Oral Presentation Session
Reviewed by: Culture and Agriculture
Of interest to: Practicing and Applied Anthropologists, Students
Primary Theme: Social movements
Secondary Theme: Resilience
Anthropology has amassed rich data and analyses of the drivers of eating (Mintz & DuBois 2002; Farb & Armelagos 1980) and farming (Netting 1993; Barlett 1980, 1989) practices in hundreds of cultures and groups. It has also been at the forefront of showing how our current globalized industrial food system is damaging to the environment and people’s health and wellbeing. Anthropology now has an equally important part to play in using the discipline’s theoretical understandings to demonstrate what kinds of changes are possible, probable, and advisable.
In fitting with this year's AAA meeting theme of Change in the Anthropological Imagination: Resilience, Resistance, and Adaptation, this session brings together anthropologists who are distilling their research insights into theoretically-driven proposals for fostering greater food system sustainability (Holt-Gimenez 2011). The panel is the second of two and it focuses on food production and distribution, beginning with a past example of food system change, followed by an analysis of how farmers’ suffering can be addressed through support frameworks, and then moving on to analyses of food system reform efforts centered variously within the distribution, wholesale, and retail sectors.
Anthropological theorizing is strengthened by examining food system changes across past and present human societies and engaging multiple fields of the discipline. This session begins by considering the archeological record of food systems change in Yucatán, Mexico, from the Spanish conquest to the present (Dedrick). It asks what happens when cuisines and agricultures collide through the contact of disparate peoples and differing ideas about the “right” ways to produce, prepare, and eat foods, a question that remains ever relevant in an era of increasingly moralized food discourses.

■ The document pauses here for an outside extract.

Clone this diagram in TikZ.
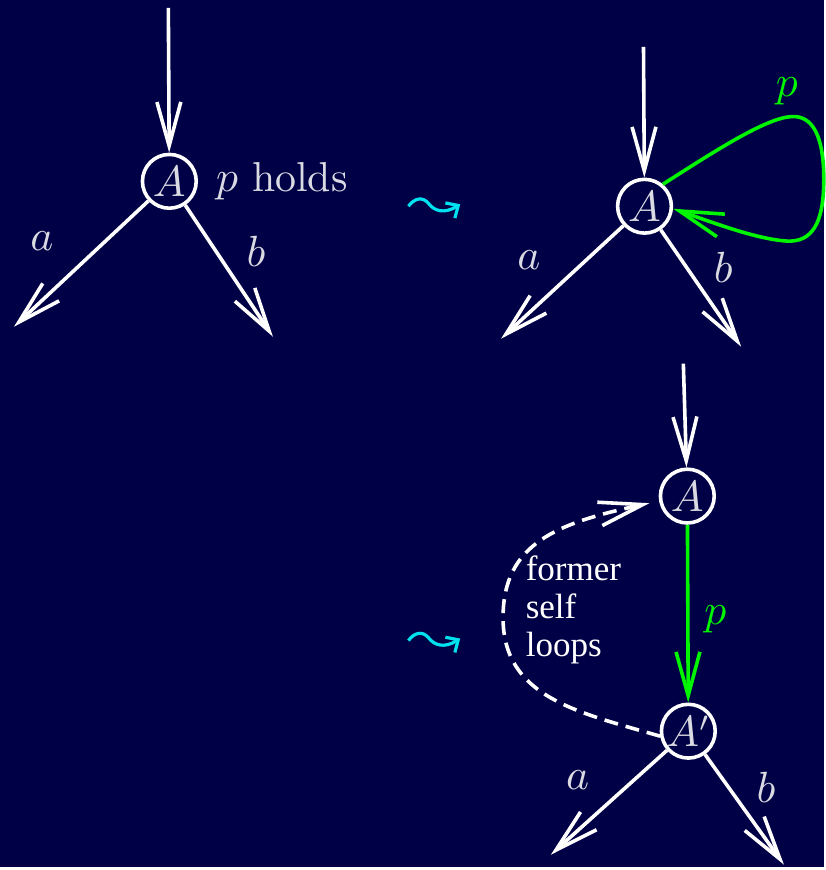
\documentclass[tikz,border=0pt]{standalone}
\usepackage{fontspec}
\newfontfamily\timesfont{Liberation Serif}
\usetikzlibrary{arrows.meta}
\definecolor{navy}{RGB}{0,0,70}
\definecolor{labelgray}{RGB}{218,218,226}
\definecolor{loopgreen}{RGB}{0,245,0}
\definecolor{leadcyan}{RGB}{0,225,240}

\begin{document}
\begin{tikzpicture}[
        x=0.25pt, y=-0.25pt,
        state/.style={circle, draw=white, line width=0.9pt, minimum size=13.5pt, inner sep=0pt, text=labelgray, font=\fontsize{10.5}{12}\selectfont},
        lbl/.style={text=labelgray, font=\fontsize{10.5}{12}\selectfont},
        arr/.style={-{Straight Barb[length=11pt, width=6pt]}, line width=0.9pt, white},
        greenarr/.style={-{Straight Barb[length=11pt, width=6pt]}, line width=0.9pt, loopgreen},
        leadsto/.style={-{Straight Barb[length=2.4pt, width=4.5pt]}, line width=0.8pt, leadcyan}
    ]
        \fill[navy] (0,0) rectangle (827,870);

        % Before: node A with p holding
        \node[state] (A1) at (170,182) {$A$};
        \coordinate (in1) at (169,8);
        \coordinate (outa1) at (14,328);
        \coordinate (outb1) at (274,338);
        \draw[arr] (in1) -- (A1);
        \draw[arr] (A1) -- (outa1);
        \draw[arr] (A1) -- (outb1);
        \node[lbl] (a1) at (42,242) {$a$};
        \node[lbl] (b1) at (257,252) {$b$};
        \node[lbl] (holds) at (283,182) {$p$ holds};

        \draw[leadsto] (410,207) .. controls (416,199) and (424,197) .. (430,204)
            .. controls (436,212) and (446,215) .. (462,205);

        % After first step: self loop p on A
        \node[state] (A2) at (647,207) {$A$};
        \coordinate (in2) at (646,47);
        \coordinate (outa2) at (503,340);
        \coordinate (outb2) at (744,348);
        \draw[arr] (in2) -- (A2);
        \draw[arr] (A2) -- (outa2);
        \draw[arr] (A2) -- (outb2);
        \draw[greenarr] (A2.50) .. controls (720,150) and (770,118) .. (795,117)
            .. controls (815,116) and (827,135) .. (827,180)
            .. controls (827,225) and (815,243) .. (790,242)
            .. controls (760,240) and (720,225) .. (A2.-5);
        \node[lbl] (a2) at (531,261) {$a$};
        \node[lbl] (b2) at (726,268) {$b$};
        \node[text=loopgreen, font=\fontsize{10.5}{12}\selectfont] (p2) at (790,92) {$p$};

        \draw[leadsto] (410,643) .. controls (416,635) and (424,633) .. (430,640)
            .. controls (436,648) and (446,651) .. (462,641);

        % After second step: A split into A and A'
        \node[state] (A3) at (690,498) {$A$};
        \node[state] (A4) at (691,734) {$A'$};
        \coordinate (in3) at (686,365);
        \coordinate (outa3) at (553,858);
        \coordinate (outb3) at (787,868);
        \draw[arr] (in3) -- (A3);
        \draw[greenarr] (A3) -- (A4);
        \draw[arr] (A4) -- (outa3);
        \draw[arr] (A4) -- (outb3);
        \draw[arr, dash pattern=on 3.5pt off 2pt, shorten >=2.5pt] (A4.190)
            .. controls (580,715) and (505,700) .. (505,620)
            .. controls (505,545) and (560,525) .. (A3.190);
        \node[text=white, font=\timesfont\fontsize{8.8}{9.6}\selectfont, align=left, anchor=west, inner sep=0pt] (former) at (527,612) {former\\self\\loops};
        \node[text=loopgreen, font=\fontsize{10.5}{12}\selectfont] (p3) at (718,622) {$p$};
        \node[lbl] (a3) at (580,783) {$a$};
        \node[lbl] (b3) at (769,790) {$b$};

    \end{tikzpicture}
\end{document}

Following colonialism, the advent of Green Revolution technologies and global commodity markets further massively restructured global food production. As a consequence, producers who are squeezed between cheapening commodity prices, increasingly expensive farm inputs, and destabilizing environmental changes suffer. Efforts to help farmers often include multiple civil society actors. Drawing on examples of organizations addressing farmer suicides in India (Meek) and creating food hubs in the United States (Papavasiliou), this panel asks what factors can help farmers thrive economically and psychologically and what could other communities learn as they look for ways to resist or adapt to global changes.
Recognizing the struggles producers face in larger markets, many advocates instead promote connecting farmers to local consumers in a bid to create more just and sustainable local food systems. Yet, in the Global North, sustainable local food sold at farmers markets, food cooperatives, and niche restaurants has taken an aura of “Yuppie Chow” (Guthman 2003) that has been widely criticized for driving class (and race-class) differentiation. This panel concludes with two sessions that consider whether exclusive foodie restaurants (Adams) and community cooperatives (Markowitz) are only serving privileged class interests or if they represent pathways to wider social transformation. Together, the two sessions seek to generate discussions about how anthropology can theoretically contribute to reversing food-linked global ill health and promoting agricultural resilience in the face of global environmental change.